A near-infinite number of letters speak of her compassion towards the suffering of animals, especially where this was understood to be the product of humans’ irrational and predatory violence, part and parcel of the vicious circle of accumulation-by-dispossession and the most brutal forms of colonialism. One of the most moving of these letters is written from a Breslau prison cell to her friend Sonia Liebknecht, on Christmas Eve, 1917. There, she shares her “intense pain” upon seeing a group of soldiers beating a wagon-bearing buffalo. Rather than quoting an excerpt here, the extraordinary beauty of her prose, full of compassion for a fellow living being, deserves to be read in full.
Thus, it seems justified to imagine an “elective affinity” between Luxemburg and the indigenous peoples, Afro-descendant communities and peasant organizations who supposed that nature, like human beings, is the holder of rights. Her zeal for imitating birdsong, like the tom-tit announcing the coming spring (“tsvee-tsvee”, she confessed, would be her preferred epitaph), or her personal diary filled with sketches and imprints of the flowers from her diminutive garden, these ephemera can be read in tandem with the theoretical and historical texts intended for political education and intervention, where primitive accumulation is denounced as a destroyer of “natural economies”, ecosystems and the cosmo-coexistence found in the capitalist periphery; these should be read together as complementary elements in order to break with the productivism and anthropocentrism that enshrines the human – male, white, bourgeois adult – at the centre of modernity, to draw a line under the plurality of living things concealed by the homogenizing and reifying concept of “natural resources”.
Contemporary intellectuals and activists marching under the banner of ecofeminism have called for us to rethink our political analyses of patriarchy and capitalism by taking our relationship with nature as a starting point. Vandana Shiva, for example, has made visible the connections between patriarchal oppression, violence against women and the relentless destruction of the natural world in the name of “progress”. In a similar vein, Silvia Federici is of the opinion that “today, faced by a new process of primitive accumulation, the woman assumes the strength of the main opposition to the total commodification of nature” (Federici, 2014: 90). Mariarosa Dalla Costa has insisted on the importance of building a political agenda around “respect for the fundamental balances of nature, the will for conservation of its self-generating/reproductive powers, a respect and love for all living beings” (Dalla Costa, 2009: 350). In both Federici’s and Dalla Costa’s case, it is impossible to not think of the pioneering work of Luxemburg.

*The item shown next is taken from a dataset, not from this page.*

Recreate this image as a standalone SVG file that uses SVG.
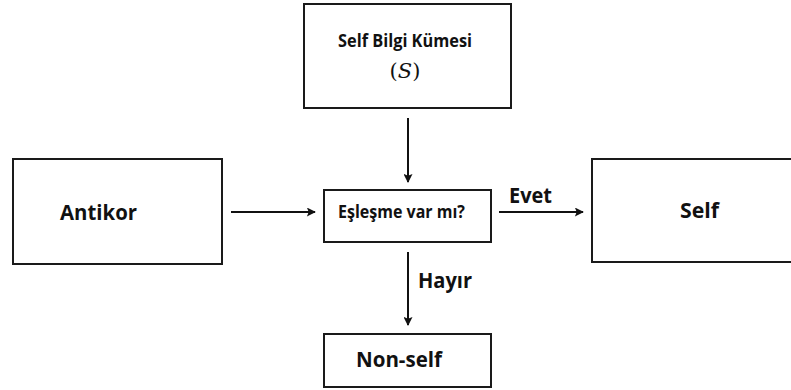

Beginning in the 1980s, at a time when the environmental question was still a marginal concern for most leftist organisations, the historian Luis Vitale attempted to draw up a history of Latin America from the point of view of a totality based on a non-dichotomous interrelation between “nature” and “human society”. His pioneering book, entitled Toward a History of the Environment in Latin America, proposed a series of interpretations that renew the same concerns touched upon by Luxemburg, sounding the alarm for a coming civilizational collapse: “Contemporary Marxism faces a great challenge: to provide a theoretical, programmatic and political answer for the environmental crisis, starting by developing a clear conception of the totality constituted by nature and human society. Insofar as this key issue is concerned –and which will only be resolved on the terrain of class struggle– the survival of humanity is being played out. Rosa Luxemburg’s dilemma between ‘barbarism and socialism’ is more relevant now than ever” (Vitale, 1983: 108).